_What this task involves_
Can you restate the lines of the entries below, word for word, from the first one through the line that includes "import seaborn as sns"?

_Listed records_
☆ ☆ ☆ ☆
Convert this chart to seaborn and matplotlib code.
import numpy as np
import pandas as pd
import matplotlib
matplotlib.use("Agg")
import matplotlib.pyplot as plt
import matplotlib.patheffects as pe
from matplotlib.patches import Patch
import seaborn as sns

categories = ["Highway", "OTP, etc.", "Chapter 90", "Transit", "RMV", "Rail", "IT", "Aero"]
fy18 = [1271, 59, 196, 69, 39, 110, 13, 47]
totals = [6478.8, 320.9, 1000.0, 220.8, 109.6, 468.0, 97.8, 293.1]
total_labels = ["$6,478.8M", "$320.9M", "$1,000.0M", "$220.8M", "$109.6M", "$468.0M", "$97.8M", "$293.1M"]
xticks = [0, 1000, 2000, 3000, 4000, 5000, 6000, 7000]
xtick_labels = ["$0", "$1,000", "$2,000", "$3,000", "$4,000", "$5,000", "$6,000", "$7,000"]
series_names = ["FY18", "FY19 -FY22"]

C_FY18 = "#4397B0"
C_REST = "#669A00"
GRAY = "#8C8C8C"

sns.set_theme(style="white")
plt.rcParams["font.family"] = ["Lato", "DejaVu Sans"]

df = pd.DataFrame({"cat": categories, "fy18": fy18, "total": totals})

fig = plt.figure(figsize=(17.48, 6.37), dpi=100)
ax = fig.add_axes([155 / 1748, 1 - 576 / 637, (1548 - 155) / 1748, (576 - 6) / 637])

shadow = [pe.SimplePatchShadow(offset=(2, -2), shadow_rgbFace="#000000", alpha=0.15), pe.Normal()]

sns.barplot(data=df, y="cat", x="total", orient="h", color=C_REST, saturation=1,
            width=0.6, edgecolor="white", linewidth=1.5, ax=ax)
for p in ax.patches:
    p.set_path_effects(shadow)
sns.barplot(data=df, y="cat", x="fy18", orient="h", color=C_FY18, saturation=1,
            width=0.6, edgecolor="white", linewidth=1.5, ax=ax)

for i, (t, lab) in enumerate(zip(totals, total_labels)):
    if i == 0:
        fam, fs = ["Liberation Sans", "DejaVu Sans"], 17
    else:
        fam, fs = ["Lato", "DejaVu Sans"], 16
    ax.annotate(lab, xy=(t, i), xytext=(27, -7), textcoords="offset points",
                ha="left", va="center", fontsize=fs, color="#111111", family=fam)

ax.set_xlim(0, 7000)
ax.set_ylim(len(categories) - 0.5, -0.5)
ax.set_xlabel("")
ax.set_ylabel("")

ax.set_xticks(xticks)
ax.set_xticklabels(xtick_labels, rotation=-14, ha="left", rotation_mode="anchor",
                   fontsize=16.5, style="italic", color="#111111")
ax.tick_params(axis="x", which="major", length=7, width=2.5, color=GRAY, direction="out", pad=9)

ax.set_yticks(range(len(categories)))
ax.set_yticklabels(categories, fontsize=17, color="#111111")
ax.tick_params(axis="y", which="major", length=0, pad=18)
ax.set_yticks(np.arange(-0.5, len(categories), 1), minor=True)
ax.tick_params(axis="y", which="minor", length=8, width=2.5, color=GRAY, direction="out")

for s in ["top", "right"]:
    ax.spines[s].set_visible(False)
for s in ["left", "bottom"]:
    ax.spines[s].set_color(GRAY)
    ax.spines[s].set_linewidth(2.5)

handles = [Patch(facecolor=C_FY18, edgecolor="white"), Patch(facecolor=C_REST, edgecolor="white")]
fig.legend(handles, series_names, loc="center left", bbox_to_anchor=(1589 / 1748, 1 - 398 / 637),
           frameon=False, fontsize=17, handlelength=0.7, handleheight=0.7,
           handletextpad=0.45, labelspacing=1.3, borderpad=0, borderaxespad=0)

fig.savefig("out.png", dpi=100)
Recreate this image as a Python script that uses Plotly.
☆ ☆ ☆ ☆
_Answer in full_
Convert this chart to seaborn and matplotlib code.
import numpy as np
import pandas as pd
import matplotlib
matplotlib.use("Agg")
import matplotlib.pyplot as plt
import matplotlib.patheffects as pe
from matplotlib.patches import Patch
import seaborn as sns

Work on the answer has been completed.